Source data:
□ □ □ □ □ □ □

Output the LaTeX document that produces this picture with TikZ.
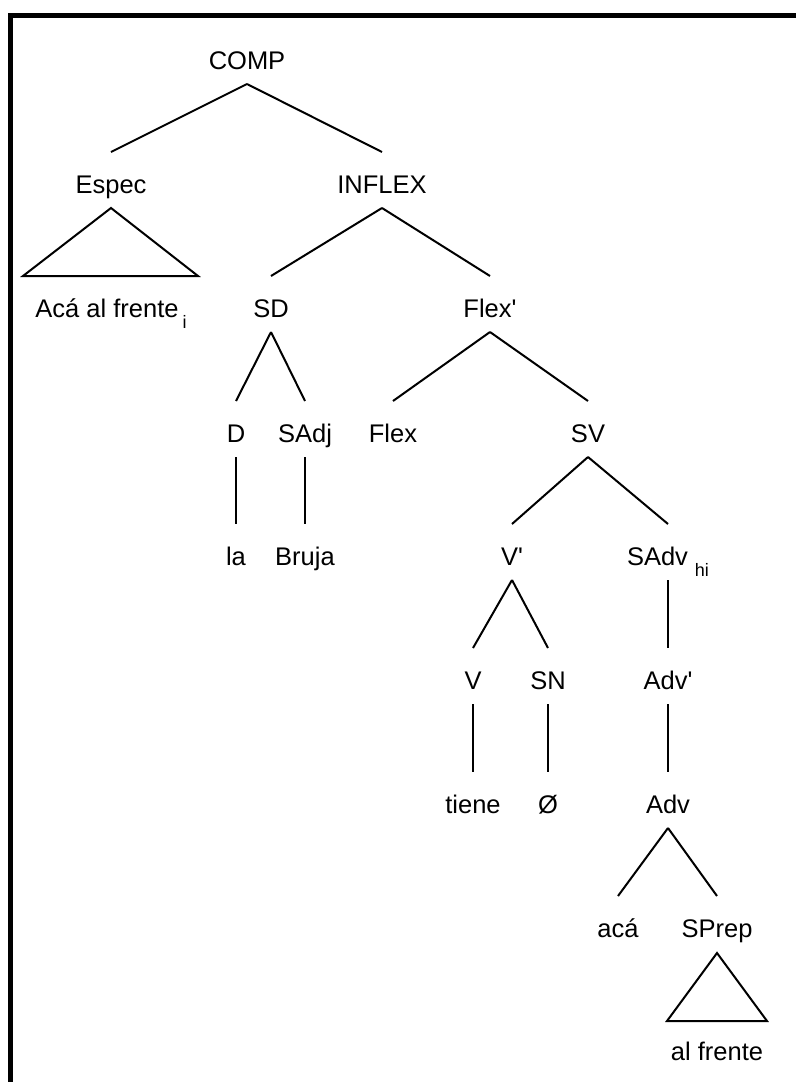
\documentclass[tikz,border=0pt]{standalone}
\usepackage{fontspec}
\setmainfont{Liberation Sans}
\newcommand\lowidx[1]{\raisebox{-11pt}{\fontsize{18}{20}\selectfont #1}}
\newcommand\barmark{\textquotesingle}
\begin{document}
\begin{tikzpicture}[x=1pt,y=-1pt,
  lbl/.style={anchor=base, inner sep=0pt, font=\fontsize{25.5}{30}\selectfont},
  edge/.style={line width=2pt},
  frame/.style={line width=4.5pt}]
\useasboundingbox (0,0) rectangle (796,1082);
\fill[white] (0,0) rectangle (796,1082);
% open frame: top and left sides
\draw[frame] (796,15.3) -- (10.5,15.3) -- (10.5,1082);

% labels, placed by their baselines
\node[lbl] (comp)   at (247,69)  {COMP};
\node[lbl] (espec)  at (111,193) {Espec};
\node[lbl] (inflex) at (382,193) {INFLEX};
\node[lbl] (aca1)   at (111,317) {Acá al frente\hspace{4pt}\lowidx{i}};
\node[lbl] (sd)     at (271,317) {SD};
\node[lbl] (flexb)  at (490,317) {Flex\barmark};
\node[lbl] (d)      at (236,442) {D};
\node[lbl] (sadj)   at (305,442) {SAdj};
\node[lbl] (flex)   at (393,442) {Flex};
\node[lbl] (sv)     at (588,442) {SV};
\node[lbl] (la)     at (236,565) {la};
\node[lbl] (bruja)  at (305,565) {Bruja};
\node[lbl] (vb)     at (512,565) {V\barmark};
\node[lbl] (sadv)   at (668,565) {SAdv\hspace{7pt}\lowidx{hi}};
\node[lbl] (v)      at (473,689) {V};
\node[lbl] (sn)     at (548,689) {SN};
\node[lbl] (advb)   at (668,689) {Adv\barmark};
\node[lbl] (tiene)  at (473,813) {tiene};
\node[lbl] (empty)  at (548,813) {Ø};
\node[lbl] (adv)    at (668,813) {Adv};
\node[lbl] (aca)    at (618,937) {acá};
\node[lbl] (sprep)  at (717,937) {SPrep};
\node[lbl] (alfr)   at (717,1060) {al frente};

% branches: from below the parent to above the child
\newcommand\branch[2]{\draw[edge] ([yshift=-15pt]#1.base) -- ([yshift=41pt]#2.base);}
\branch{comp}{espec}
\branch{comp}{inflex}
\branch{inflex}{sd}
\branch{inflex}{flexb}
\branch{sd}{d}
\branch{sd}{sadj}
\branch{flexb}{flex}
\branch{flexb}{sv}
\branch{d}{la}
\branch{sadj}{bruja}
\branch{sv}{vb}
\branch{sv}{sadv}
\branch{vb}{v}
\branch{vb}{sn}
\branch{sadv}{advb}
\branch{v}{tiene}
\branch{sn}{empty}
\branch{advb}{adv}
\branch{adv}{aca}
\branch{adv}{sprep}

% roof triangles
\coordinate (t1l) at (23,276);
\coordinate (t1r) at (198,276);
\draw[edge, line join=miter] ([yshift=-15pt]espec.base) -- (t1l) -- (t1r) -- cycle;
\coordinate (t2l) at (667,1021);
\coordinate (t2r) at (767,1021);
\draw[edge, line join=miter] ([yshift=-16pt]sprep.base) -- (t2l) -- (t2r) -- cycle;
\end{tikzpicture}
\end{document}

□ □ □ □ □ □ □

What you have to do:
Write the full listing out again with every line unchanged, but include no pictures.

Result of this task:
Output the LaTeX document that produces this picture with TikZ.
\documentclass[tikz,border=0pt]{standalone}
\usepackage{fontspec}
\setmainfont{Liberation Sans}
\newcommand\lowidx[1]{\raisebox{-11pt}{\fontsize{18}{20}\selectfont #1}}
\newcommand\barmark{\textquotesingle}
\begin{document}
\begin{tikzpicture}[x=1pt,y=-1pt,
  lbl/.style={anchor=base, inner sep=0pt, font=\fontsize{25.5}{30}\selectfont},
  edge/.style={line width=2pt},
  frame/.style={line width=4.5pt}]
\useasboundingbox (0,0) rectangle (796,1082);
\fill[white] (0,0) rectangle (796,1082);
% open frame: top and left sides
\draw[frame] (796,15.3) -- (10.5,15.3) -- (10.5,1082);

% labels, placed by their baselines
\node[lbl] (comp)   at (247,69)  {COMP};
\node[lbl] (espec)  at (111,193) {Espec};
\node[lbl] (inflex) at (382,193) {INFLEX};
\node[lbl] (aca1)   at (111,317) {Acá al frente\hspace{4pt}\lowidx{i}};
\node[lbl] (sd)     at (271,317) {SD};
\node[lbl] (flexb)  at (490,317) {Flex\barmark};
\node[lbl] (d)      at (236,442) {D};
\node[lbl] (sadj)   at (305,442) {SAdj};
\node[lbl] (flex)   at (393,442) {Flex};
\node[lbl] (sv)     at (588,442) {SV};
\node[lbl] (la)     at (236,565) {la};
\node[lbl] (bruja)  at (305,565) {Bruja};
\node[lbl] (vb)     at (512,565) {V\barmark};
\node[lbl] (sadv)   at (668,565) {SAdv\hspace{7pt}\lowidx{hi}};
\node[lbl] (v)      at (473,689) {V};
\node[lbl] (sn)     at (548,689) {SN};
\node[lbl] (advb)   at (668,689) {Adv\barmark};
\node[lbl] (tiene)  at (473,813) {tiene};
\node[lbl] (empty)  at (548,813) {Ø};
\node[lbl] (adv)    at (668,813) {Adv};
\node[lbl] (aca)    at (618,937) {acá};
\node[lbl] (sprep)  at (717,937) {SPrep};
\node[lbl] (alfr)   at (717,1060) {al frente};

% branches: from below the parent to above the child
\newcommand\branch[2]{\draw[edge] ([yshift=-15pt]#1.base) -- ([yshift=41pt]#2.base);}
\branch{comp}{espec}
\branch{comp}{inflex}
\branch{inflex}{sd}
\branch{inflex}{flexb}
\branch{sd}{d}
\branch{sd}{sadj}
\branch{flexb}{flex}
\branch{flexb}{sv}
\branch{d}{la}
\branch{sadj}{bruja}
\branch{sv}{vb}
\branch{sv}{sadv}
\branch{vb}{v}
\branch{vb}{sn}
\branch{sadv}{advb}
\branch{v}{tiene}
\branch{sn}{empty}
\branch{advb}{adv}
\branch{adv}{aca}
\branch{adv}{sprep}

% roof triangles
\coordinate (t1l) at (23,276);
\coordinate (t1r) at (198,276);
\draw[edge, line join=miter] ([yshift=-15pt]espec.base) -- (t1l) -- (t1r) -- cycle;
\coordinate (t2l) at (667,1021);
\coordinate (t2r) at (767,1021);
\draw[edge, line join=miter] ([yshift=-16pt]sprep.base) -- (t2l) -- (t2r) -- cycle;
\end{tikzpicture}
\end{document}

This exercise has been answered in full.